Given the universal fact of government as today's first responder to poverty, it's hard to step aside and think of a world in which government has little or nothing to do with the care of the poor. Indeed, was there ever a time when “the poor” was not a thing?
In fact, of course, the idea of “the poor” only applies to urban life. In the country everyone has a name, because community is small enough that everyone knows everyone.
So what happened to people without food, or without a dwelling, or without work back in the day?
If we start a millennium ago, in The Year 1000, a serf could go to his Lord and place his head between his Lord's hand and beg to be a slave: “head for food” they called it.

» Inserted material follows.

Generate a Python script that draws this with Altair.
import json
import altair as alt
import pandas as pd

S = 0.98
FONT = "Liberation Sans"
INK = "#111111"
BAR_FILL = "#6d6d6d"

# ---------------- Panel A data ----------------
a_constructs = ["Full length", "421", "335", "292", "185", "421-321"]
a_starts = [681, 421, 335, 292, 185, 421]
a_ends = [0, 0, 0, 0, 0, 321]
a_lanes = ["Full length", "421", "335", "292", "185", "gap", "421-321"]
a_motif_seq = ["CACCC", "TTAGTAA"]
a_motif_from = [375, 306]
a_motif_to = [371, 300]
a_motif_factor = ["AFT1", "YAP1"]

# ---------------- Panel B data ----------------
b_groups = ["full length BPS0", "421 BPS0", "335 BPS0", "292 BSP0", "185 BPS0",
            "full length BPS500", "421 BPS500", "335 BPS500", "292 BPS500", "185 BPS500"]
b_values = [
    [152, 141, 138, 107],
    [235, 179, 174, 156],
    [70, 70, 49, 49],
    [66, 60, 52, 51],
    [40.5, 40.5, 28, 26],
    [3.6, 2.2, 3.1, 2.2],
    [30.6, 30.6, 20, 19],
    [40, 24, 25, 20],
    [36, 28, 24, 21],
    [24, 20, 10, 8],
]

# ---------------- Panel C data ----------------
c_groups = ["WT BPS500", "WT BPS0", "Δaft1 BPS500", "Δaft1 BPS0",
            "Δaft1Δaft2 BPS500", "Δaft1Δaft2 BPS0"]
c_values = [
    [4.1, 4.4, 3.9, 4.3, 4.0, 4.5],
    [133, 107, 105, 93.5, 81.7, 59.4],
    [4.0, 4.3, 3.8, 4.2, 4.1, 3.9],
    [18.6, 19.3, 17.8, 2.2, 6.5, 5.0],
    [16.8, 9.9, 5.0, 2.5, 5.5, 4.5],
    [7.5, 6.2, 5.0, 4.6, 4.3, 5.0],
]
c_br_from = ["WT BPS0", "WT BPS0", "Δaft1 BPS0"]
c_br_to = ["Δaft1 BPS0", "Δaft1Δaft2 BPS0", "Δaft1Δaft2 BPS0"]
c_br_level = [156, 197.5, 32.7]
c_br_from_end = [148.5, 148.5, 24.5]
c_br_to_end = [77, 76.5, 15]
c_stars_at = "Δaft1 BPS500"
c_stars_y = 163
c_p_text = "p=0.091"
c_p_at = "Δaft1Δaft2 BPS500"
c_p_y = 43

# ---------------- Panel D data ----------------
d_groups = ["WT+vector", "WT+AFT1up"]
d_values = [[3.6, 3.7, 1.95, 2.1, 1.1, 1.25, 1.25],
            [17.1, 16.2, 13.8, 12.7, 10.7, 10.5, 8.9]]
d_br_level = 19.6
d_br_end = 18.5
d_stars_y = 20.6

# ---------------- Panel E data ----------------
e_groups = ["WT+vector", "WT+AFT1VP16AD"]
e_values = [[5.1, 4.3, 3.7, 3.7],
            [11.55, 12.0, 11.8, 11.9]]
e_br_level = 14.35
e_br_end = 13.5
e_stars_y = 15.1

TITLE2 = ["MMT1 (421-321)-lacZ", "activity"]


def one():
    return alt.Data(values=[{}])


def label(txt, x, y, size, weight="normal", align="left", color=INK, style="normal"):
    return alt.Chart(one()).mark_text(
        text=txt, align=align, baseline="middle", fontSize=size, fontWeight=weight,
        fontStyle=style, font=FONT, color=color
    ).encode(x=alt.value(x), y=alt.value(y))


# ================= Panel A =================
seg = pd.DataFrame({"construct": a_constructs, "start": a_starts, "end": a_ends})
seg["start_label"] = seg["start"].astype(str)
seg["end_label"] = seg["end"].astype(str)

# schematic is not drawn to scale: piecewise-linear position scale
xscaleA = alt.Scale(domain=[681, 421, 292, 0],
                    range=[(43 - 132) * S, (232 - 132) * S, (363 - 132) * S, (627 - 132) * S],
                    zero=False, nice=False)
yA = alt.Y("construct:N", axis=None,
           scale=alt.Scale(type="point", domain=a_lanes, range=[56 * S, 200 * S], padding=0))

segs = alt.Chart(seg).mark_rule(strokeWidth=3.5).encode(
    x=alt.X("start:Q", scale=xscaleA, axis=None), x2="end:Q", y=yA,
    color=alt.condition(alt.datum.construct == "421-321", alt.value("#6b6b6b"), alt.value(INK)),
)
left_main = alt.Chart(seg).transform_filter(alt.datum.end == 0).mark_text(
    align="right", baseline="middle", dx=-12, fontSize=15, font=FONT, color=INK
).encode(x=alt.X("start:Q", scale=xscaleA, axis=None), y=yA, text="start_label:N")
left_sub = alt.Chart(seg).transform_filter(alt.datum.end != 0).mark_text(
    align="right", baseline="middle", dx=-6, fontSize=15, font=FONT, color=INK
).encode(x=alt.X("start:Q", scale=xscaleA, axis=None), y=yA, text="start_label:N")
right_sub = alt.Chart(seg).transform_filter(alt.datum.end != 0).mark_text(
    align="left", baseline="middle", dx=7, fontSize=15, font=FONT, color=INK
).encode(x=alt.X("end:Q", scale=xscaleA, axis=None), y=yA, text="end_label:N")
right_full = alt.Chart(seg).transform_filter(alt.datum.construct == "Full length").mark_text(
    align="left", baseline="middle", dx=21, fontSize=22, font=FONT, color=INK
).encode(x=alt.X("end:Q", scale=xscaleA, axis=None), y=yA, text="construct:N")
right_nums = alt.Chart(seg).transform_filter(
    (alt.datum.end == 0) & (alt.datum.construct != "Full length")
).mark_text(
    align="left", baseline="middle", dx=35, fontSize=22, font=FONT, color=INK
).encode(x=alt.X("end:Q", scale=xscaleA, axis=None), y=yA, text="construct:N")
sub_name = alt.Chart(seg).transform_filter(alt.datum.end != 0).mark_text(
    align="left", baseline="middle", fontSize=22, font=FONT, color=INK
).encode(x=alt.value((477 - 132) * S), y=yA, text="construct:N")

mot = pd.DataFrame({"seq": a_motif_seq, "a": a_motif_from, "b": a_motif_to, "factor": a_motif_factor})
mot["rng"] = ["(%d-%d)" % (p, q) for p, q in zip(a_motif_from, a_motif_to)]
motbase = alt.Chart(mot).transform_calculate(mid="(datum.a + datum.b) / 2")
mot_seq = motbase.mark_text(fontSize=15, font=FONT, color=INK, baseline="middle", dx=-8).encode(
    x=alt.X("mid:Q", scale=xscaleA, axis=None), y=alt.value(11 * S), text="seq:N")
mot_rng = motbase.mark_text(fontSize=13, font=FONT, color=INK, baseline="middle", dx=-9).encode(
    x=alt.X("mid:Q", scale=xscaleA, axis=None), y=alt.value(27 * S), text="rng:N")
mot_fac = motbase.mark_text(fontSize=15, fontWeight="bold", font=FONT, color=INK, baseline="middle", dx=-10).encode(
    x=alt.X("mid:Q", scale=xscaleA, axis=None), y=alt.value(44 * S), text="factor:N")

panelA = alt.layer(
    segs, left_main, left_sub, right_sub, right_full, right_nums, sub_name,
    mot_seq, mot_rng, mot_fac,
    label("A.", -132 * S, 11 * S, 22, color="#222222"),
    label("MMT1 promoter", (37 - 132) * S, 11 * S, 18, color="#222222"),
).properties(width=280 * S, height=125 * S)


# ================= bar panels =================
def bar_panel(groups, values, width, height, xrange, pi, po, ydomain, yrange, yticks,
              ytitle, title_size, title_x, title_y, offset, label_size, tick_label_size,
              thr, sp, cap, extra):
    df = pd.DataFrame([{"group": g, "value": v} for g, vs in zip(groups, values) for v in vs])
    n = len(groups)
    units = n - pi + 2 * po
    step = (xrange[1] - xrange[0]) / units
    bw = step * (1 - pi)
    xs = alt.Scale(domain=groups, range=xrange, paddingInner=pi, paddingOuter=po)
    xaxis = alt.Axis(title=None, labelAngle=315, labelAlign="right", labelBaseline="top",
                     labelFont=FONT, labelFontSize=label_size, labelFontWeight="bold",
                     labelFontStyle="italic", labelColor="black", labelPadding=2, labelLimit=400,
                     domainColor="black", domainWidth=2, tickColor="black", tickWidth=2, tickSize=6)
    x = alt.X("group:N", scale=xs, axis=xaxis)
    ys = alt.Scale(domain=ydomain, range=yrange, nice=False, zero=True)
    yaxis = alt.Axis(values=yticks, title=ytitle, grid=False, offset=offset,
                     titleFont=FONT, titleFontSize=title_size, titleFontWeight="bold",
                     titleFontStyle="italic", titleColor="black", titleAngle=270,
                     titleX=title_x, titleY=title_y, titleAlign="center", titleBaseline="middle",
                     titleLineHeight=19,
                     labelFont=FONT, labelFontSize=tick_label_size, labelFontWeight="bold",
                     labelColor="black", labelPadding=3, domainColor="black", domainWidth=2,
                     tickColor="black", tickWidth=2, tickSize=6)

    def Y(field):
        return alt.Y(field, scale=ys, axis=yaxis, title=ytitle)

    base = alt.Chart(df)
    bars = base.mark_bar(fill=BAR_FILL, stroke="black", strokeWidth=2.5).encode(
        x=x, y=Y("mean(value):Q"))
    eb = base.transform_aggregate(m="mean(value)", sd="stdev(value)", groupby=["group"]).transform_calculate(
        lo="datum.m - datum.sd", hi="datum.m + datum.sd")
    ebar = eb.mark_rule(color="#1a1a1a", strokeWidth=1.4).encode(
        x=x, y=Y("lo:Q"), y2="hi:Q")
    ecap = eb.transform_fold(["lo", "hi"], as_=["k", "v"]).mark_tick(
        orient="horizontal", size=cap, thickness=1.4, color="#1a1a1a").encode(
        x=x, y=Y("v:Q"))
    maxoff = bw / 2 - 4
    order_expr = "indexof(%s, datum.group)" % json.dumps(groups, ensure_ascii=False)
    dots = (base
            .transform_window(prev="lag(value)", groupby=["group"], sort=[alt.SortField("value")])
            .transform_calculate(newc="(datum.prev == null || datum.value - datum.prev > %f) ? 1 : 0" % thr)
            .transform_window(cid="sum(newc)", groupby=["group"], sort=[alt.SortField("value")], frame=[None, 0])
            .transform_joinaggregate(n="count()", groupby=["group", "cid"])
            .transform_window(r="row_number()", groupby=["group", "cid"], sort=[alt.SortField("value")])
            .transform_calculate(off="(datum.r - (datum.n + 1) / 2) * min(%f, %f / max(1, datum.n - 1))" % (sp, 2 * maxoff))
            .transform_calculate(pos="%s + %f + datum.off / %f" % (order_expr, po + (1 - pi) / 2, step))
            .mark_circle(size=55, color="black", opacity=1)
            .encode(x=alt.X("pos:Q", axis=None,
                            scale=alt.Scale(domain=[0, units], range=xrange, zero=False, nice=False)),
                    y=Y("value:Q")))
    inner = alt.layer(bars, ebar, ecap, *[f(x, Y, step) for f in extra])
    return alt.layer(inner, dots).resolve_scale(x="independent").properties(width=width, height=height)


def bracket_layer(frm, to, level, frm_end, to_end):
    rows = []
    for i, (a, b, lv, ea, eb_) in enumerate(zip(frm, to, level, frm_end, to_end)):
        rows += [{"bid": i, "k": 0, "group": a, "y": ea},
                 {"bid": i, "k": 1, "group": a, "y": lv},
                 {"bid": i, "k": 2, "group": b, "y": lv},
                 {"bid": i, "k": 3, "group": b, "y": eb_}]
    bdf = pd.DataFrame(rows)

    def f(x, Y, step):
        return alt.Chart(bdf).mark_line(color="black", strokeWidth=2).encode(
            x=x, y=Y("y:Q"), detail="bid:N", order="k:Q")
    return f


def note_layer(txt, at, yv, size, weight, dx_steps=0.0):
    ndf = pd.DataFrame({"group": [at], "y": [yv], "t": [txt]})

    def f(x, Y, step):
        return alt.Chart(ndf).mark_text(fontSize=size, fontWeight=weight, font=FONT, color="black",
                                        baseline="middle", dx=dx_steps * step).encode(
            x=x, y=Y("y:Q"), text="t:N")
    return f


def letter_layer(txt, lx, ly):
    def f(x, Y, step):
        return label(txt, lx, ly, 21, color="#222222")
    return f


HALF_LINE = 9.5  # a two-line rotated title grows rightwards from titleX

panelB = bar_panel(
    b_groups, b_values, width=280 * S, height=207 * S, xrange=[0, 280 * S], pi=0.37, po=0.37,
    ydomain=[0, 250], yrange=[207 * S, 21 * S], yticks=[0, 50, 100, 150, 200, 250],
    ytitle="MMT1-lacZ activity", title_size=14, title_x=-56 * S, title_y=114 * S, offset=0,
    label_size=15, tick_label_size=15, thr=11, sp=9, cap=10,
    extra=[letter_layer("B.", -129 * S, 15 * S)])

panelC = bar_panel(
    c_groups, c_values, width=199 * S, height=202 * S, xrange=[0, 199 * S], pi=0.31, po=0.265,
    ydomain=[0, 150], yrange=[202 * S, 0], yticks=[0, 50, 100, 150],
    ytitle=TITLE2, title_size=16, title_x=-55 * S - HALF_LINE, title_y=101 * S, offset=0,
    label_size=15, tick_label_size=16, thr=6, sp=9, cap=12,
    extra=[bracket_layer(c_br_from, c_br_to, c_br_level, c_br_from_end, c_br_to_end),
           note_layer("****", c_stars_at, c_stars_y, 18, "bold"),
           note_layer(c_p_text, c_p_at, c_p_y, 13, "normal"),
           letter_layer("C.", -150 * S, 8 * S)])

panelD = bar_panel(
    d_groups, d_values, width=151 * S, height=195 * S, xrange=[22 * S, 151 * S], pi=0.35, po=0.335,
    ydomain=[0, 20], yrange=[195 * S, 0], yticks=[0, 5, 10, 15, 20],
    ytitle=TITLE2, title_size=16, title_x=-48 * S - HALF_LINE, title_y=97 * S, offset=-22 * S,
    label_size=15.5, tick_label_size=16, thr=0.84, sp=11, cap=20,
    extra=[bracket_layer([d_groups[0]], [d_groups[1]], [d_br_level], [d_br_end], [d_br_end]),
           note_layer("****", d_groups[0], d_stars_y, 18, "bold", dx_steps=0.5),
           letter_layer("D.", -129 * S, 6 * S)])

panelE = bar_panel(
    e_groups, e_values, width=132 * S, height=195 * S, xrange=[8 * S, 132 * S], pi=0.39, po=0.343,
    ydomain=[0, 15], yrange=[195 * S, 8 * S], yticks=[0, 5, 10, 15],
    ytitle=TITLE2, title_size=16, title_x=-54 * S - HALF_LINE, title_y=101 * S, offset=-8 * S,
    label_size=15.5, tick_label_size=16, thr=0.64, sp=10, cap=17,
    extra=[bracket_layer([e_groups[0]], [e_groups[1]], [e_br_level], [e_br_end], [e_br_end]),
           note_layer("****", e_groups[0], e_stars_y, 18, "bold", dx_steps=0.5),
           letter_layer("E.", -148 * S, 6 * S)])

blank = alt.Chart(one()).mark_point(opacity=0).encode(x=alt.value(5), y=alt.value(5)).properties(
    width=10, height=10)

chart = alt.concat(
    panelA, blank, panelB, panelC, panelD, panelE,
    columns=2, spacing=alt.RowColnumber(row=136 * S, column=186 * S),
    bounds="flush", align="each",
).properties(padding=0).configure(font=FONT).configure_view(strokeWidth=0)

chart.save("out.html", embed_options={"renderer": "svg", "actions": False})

Then came enclosures, the conversion of the open field system to private property, and “improvement.” But there was fallout, as people were forced off the land. What happened to them? We know, of course, that many became homeless, vagrants and beggars, wandering the land, often forming into robber bands like Robin Hood and his Merry Men.
Around 1600 poor relief in England was codified into Poor Laws, taxed and administered at the parish level. Prior to this, and prior to the Tudor dissolution of the monaateries, poor relief had been conducted on a voluntary basis by monasteries. Also around 1600, the idea of transporting the “waste population” to North America became a thing. In 1834 a new Poor Law nationalized the care of the poor into the now famous workhouses.
In the US in early times care of the poor included:
the contract system, auction of the poor, the poorhouse, and relief in the home, or “outdoor relief.”
You can see that institutional care of the poor was always a unimaginitive effort to “do something” about people that had fallen throught the cracks without really imagining the notion of poverty and the relation of society to the poor and understanding really what “the problem” was.
But there was, in fact, an effective and appropriate way to take care of the poor. For back in the day everyone either had servants in the home or worked as a servant in a home. Typically such servants were single, subect to discipline by their masters, and forbidden to have “followers.”
In the 20th century the huge wealth thrown up by the industrial revolution provided the funds to seriously address the question of poverty. The approach was to create bureaucracies to manage and funnel money to the poor.
If we take the typical start to such programs as the years immediately after World War II in England and in the United States we note that the typical Brit or American today neither has servants nor works as a servant. Such servants as there are typically are new immigrants from a Third World country without a developed government welfare system.
However, the new welfare system hasn’t “solved” poverty any more than the old Poor Laws and contract systems of old. And there are still people that live on the street, typically drug addicts, as in the olden time.
If you ask me, we have never had a clue what to do about the poor, and nobody has a clue what to do today.